**Exercise**
Write out the listing, please, but only from its first line through the line containing "const titles = ['Debit", exactly as given and without pictures.

**Given material**
· · · · · · ·

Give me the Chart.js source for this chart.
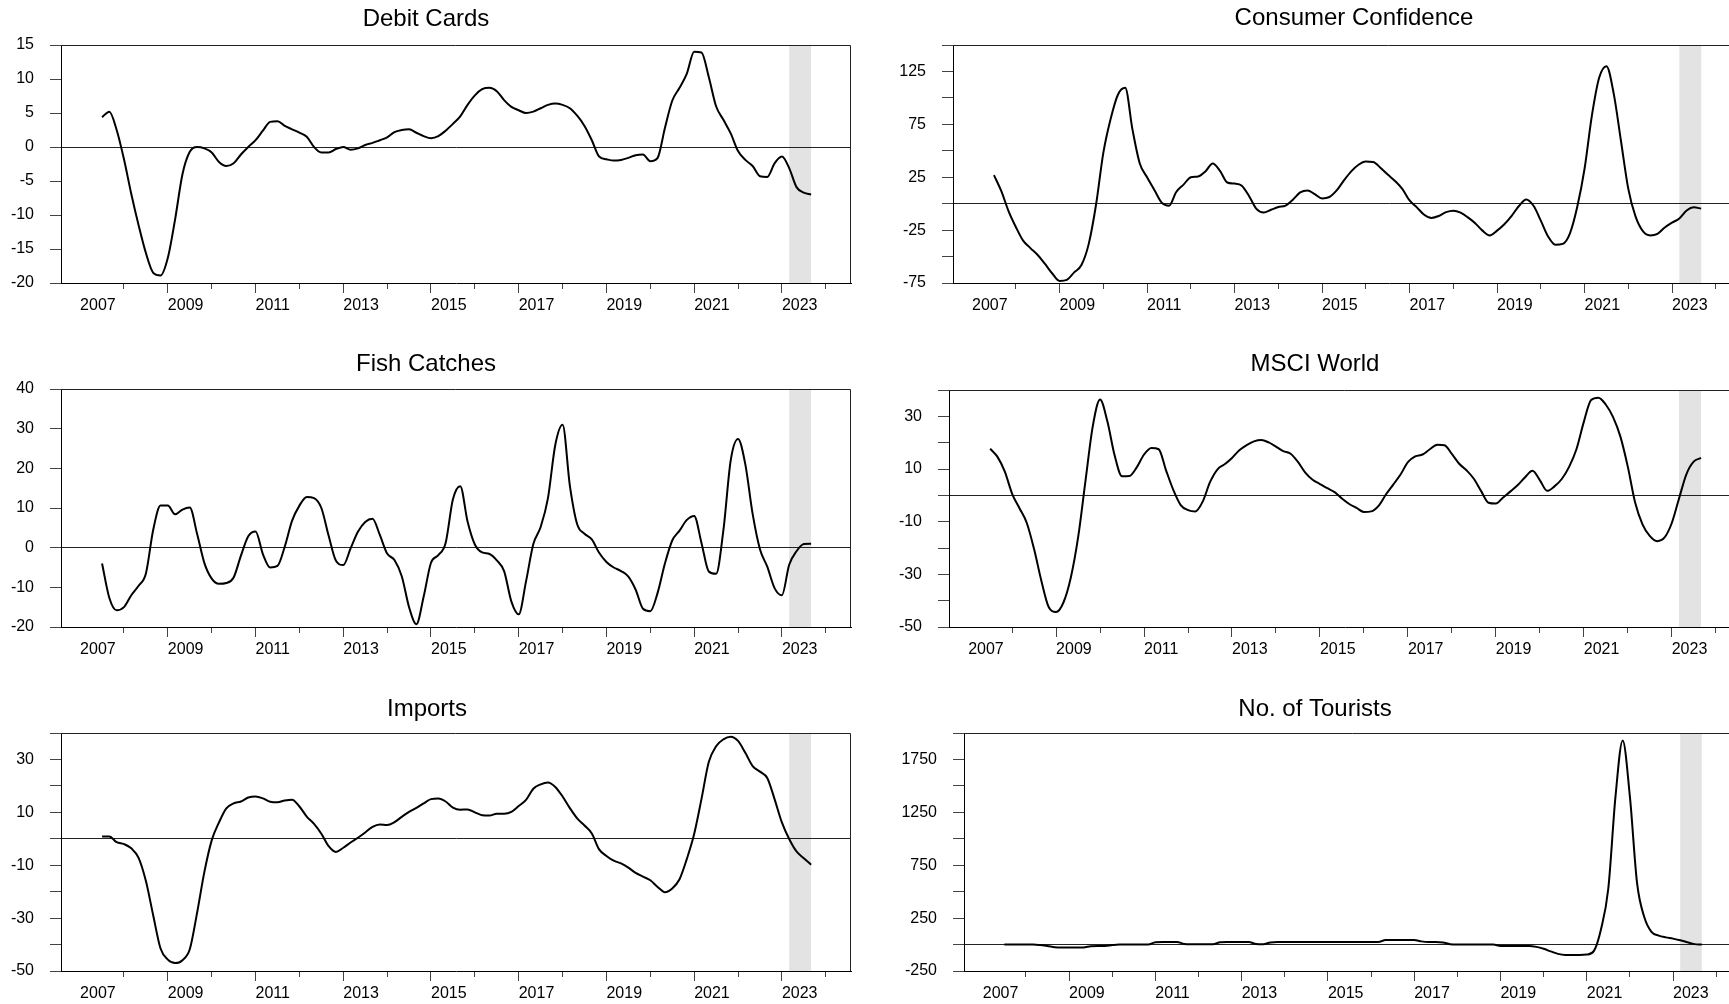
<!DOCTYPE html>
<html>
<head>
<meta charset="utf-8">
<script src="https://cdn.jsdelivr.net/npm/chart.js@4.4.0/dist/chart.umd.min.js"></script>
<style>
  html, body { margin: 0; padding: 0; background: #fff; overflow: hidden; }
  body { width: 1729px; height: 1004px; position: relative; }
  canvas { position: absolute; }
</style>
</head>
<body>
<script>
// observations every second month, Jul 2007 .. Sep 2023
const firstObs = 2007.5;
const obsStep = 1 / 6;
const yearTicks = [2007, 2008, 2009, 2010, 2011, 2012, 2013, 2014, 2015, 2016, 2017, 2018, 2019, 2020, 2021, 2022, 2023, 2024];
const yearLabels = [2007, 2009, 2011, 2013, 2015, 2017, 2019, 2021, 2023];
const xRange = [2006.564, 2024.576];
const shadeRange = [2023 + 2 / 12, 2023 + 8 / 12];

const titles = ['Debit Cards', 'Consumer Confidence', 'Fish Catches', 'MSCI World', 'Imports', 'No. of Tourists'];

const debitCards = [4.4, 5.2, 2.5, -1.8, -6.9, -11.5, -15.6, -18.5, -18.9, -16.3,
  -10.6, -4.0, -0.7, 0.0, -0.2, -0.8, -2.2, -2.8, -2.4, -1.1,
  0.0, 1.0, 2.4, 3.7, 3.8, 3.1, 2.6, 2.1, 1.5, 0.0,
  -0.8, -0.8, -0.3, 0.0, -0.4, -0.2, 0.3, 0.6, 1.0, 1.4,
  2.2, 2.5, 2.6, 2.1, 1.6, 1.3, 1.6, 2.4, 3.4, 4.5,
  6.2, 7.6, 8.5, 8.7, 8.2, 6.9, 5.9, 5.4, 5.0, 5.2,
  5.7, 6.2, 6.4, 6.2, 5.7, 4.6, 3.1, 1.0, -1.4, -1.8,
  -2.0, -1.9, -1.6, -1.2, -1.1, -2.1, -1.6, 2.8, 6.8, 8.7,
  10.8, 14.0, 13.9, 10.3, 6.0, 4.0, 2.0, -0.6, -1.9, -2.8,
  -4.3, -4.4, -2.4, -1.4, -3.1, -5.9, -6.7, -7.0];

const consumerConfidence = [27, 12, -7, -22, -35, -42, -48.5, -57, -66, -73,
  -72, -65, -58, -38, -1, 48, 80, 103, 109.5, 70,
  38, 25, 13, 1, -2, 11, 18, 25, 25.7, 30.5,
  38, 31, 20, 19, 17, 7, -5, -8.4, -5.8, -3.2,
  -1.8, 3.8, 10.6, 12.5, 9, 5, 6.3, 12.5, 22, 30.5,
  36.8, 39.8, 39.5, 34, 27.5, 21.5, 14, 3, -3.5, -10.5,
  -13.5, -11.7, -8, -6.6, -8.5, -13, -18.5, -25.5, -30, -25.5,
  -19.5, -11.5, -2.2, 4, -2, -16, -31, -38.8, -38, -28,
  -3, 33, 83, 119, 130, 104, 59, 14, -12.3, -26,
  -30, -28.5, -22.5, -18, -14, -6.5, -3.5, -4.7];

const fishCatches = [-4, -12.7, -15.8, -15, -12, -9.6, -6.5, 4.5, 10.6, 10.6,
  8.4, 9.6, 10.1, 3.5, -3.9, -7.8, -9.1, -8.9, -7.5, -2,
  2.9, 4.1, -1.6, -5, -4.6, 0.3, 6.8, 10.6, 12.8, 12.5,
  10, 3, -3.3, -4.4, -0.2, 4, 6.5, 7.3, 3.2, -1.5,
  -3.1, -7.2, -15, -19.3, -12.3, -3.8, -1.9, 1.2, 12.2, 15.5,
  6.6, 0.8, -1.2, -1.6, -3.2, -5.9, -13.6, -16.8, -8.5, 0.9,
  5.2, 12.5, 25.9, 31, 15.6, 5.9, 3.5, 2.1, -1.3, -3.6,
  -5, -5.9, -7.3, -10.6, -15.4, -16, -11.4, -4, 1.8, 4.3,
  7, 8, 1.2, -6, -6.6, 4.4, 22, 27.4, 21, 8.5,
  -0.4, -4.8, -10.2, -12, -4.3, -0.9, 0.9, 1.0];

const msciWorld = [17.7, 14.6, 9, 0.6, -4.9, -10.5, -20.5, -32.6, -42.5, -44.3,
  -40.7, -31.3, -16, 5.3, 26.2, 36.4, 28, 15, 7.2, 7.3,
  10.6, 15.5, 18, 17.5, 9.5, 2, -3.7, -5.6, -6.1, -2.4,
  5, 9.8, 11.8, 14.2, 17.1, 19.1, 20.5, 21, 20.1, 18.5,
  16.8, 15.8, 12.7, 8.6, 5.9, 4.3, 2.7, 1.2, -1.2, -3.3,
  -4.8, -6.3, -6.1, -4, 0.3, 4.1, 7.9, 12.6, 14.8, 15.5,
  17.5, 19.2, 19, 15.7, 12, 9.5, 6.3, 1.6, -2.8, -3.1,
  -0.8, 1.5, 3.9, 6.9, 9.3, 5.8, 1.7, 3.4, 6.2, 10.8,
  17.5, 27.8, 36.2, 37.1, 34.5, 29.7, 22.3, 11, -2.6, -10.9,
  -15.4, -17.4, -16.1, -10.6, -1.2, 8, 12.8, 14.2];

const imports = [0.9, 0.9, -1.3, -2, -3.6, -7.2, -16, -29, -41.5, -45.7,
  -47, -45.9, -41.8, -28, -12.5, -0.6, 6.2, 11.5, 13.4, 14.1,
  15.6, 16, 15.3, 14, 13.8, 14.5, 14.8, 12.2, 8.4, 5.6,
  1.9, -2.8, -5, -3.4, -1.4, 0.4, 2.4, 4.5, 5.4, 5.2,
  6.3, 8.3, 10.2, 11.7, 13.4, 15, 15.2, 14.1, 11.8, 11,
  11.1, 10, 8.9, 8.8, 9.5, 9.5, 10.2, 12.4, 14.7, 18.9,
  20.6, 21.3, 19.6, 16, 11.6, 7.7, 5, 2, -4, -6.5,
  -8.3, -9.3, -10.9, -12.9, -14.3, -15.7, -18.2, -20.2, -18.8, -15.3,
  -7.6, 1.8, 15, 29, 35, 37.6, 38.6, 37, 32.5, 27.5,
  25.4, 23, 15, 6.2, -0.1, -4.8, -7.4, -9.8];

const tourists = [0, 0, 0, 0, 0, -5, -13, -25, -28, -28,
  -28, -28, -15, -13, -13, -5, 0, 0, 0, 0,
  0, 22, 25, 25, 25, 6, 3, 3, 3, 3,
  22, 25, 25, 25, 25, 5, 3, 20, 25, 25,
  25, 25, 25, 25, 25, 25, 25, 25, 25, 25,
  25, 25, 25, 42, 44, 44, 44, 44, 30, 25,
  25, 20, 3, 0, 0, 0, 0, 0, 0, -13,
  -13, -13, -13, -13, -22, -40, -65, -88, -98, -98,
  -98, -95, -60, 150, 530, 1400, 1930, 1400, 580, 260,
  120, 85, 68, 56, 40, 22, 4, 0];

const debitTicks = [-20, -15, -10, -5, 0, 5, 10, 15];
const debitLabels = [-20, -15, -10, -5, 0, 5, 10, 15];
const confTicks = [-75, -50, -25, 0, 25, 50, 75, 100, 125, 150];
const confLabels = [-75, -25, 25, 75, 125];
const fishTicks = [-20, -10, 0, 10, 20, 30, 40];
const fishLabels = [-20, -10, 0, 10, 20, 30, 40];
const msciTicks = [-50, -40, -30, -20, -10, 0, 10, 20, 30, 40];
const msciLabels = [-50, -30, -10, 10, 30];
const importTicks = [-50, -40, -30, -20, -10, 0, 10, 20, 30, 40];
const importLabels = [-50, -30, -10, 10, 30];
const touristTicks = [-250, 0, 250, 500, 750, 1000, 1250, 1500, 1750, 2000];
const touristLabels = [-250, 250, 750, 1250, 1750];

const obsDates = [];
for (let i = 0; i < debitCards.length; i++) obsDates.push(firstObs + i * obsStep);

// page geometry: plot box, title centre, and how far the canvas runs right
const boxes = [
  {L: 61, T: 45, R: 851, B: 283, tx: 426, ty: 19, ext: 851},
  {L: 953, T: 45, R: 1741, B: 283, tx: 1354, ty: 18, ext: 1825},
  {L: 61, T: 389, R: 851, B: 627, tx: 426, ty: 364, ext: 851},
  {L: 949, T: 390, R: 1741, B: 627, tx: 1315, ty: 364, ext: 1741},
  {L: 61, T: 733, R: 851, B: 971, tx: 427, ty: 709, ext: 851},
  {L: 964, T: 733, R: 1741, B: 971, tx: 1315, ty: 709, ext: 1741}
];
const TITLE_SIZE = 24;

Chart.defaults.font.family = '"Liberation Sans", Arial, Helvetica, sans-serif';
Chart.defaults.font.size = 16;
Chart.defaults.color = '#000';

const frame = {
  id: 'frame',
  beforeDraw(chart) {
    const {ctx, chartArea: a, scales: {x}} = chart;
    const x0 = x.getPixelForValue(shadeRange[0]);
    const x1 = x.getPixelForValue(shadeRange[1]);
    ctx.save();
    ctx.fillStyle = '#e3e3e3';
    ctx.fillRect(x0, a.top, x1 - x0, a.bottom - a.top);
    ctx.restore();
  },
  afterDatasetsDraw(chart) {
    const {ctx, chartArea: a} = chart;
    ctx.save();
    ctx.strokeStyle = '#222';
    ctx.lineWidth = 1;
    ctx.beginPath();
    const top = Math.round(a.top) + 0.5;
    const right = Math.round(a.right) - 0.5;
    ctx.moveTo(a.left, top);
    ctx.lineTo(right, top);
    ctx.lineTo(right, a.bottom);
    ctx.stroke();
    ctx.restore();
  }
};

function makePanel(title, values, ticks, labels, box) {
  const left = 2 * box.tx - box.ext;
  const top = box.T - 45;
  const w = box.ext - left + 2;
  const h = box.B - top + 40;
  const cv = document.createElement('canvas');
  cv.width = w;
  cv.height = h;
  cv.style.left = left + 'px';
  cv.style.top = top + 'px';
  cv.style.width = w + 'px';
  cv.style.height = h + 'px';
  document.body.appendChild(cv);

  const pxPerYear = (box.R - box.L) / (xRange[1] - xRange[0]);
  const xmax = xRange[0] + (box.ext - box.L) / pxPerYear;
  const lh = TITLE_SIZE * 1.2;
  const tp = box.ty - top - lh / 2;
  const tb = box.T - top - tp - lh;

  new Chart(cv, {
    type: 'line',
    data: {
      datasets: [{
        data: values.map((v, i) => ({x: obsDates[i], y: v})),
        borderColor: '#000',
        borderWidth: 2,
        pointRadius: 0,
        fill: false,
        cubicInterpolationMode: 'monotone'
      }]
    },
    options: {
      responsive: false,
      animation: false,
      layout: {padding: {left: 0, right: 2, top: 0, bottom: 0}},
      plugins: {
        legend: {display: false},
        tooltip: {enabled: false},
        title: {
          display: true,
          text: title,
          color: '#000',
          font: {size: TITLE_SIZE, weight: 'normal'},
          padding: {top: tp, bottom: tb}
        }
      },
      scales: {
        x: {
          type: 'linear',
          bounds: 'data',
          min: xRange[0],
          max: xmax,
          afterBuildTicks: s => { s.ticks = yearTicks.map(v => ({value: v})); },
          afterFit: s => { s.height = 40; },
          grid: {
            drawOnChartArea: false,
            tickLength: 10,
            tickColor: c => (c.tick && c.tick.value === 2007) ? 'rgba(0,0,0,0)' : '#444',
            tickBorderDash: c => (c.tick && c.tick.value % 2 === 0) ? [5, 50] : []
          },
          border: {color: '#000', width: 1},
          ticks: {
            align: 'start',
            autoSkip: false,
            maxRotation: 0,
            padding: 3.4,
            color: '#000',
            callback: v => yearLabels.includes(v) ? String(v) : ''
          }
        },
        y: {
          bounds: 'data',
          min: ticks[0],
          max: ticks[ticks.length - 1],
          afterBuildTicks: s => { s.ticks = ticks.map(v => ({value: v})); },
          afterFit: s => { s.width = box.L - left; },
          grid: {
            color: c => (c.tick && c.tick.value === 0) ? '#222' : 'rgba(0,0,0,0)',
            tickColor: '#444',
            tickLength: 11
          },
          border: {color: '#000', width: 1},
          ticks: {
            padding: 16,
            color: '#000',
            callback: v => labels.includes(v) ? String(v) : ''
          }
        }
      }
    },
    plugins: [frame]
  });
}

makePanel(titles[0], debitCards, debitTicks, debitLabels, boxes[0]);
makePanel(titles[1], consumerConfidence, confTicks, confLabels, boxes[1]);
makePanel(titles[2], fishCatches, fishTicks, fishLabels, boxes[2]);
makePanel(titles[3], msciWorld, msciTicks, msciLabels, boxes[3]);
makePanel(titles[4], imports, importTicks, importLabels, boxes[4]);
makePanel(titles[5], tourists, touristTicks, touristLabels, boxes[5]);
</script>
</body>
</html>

· · · · · · ·

**Response below**
Give me the Chart.js source for this chart.
<!DOCTYPE html>
<html>
<head>
<meta charset="utf-8">
<script src="https://cdn.jsdelivr.net/npm/chart.js@4.4.0/dist/chart.umd.min.js"></script>
<style>
  html, body { margin: 0; padding: 0; background: #fff; overflow: hidden; }
  body { width: 1729px; height: 1004px; position: relative; }
  canvas { position: absolute; }
</style>
</head>
<body>
<script>
// observations every second month, Jul 2007 .. Sep 2023
const firstObs = 2007.5;
const obsStep = 1 / 6;
const yearTicks = [2007, 2008, 2009, 2010, 2011, 2012, 2013, 2014, 2015, 2016, 2017, 2018, 2019, 2020, 2021, 2022, 2023, 2024];
const yearLabels = [2007, 2009, 2011, 2013, 2015, 2017, 2019, 2021, 2023];
const xRange = [2006.564, 2024.576];
const shadeRange = [2023 + 2 / 12, 2023 + 8 / 12];

const titles = ['Debit Cards', 'Consumer Confidence', 'Fish Catches', 'MSCI World', 'Imports', 'No. of Tourists'];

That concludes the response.